The widow of slain Saudi journalist Jamal Khashoggi called on Crown Prince Mohammed bin Salman (MBS) to apologize in person on Tuesday (November 18th) after he called the 2018 killing a “huge mistake” during a meeting with US President Donald Trump at the White House.
“The crown prince said he was sorry, so he should meet me, apologize and compensate me for my husband’s murder,” Hanan Elatr Khashoggi wrote on X.
MBS calls killings ‘painful’ and ‘huge mistake’
During his first visit to the White House in seven years, MBS said Saudi Arabia had “taken all the right steps” to investigate Khashoggi’s death.
“It’s painful and it’s a huge mistake,” the crown prince said, adding that the kingdom was “doing everything we can to make sure it doesn’t happen again.”
The journalist, Washington Post columnist and outspoken critic of the Saudi leadership, was killed at the Saudi consulate in Istanbul by Saudi agents.
Trump defends MBS
President Donald Trump denied US intelligence assessments that the crown prince likely approved the killing, instead offering to defend MBS.
“Whether you like him or not, things happen,” Trump told reporters, insisting he “knew nothing about it.”

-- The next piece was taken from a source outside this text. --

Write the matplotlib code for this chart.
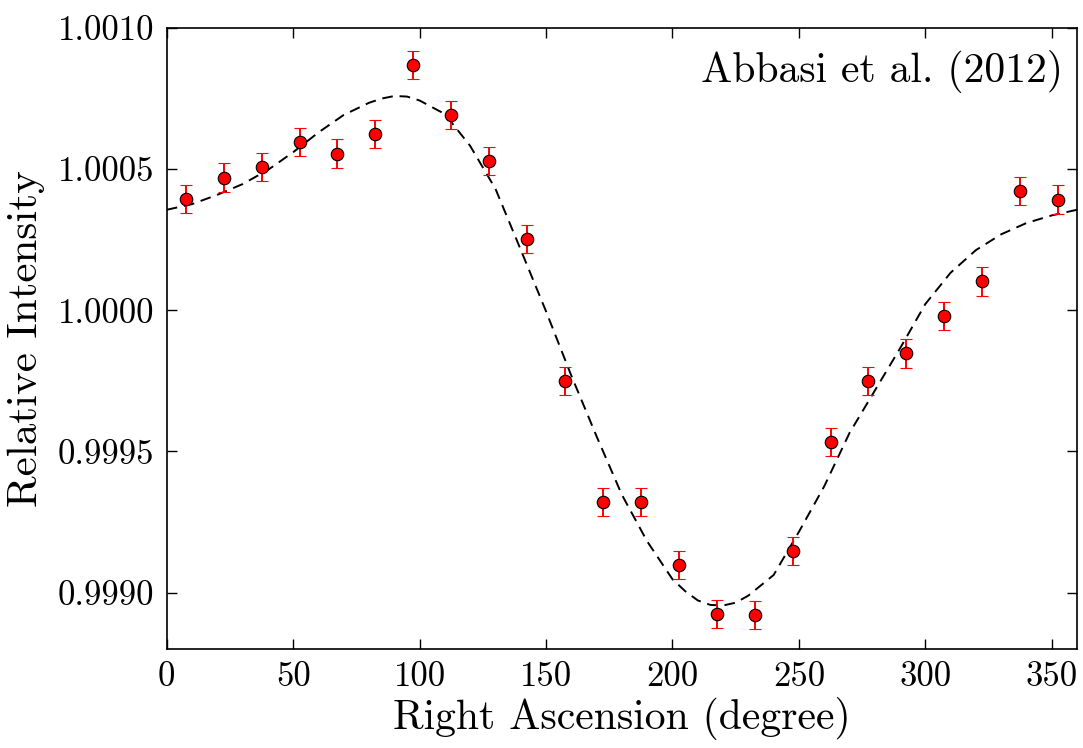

He went further to describe Khashoggi as “extremely controversial”, saying: “A lot of people didn’t like the gentleman you’re talking about… but he (the prince) didn’t know anything about it.”
Trump praises MBS’s human rights record
Despite worldwide condemnation of the killing, Trump praised the crown prince’s leadership and his rights.
“We have an extremely respected man in the Oval Office today … a very good friend of mine,” Trump said.
“I’m very proud of the work he’s done. What he’s done is incredible in terms of human rights and everything else.”
US intelligence had previously implicated the crown prince
Declassified US intelligence findings released in 2021 concluded that MBS likely approved the operation targeting Khashoggi. The Trump administration refused to release the findings during Trump’s first term.
Khashoggi’s murder threw US-Saudi relations into disarray, and the operation was widely condemned as a state-sanctioned killing of a dissident.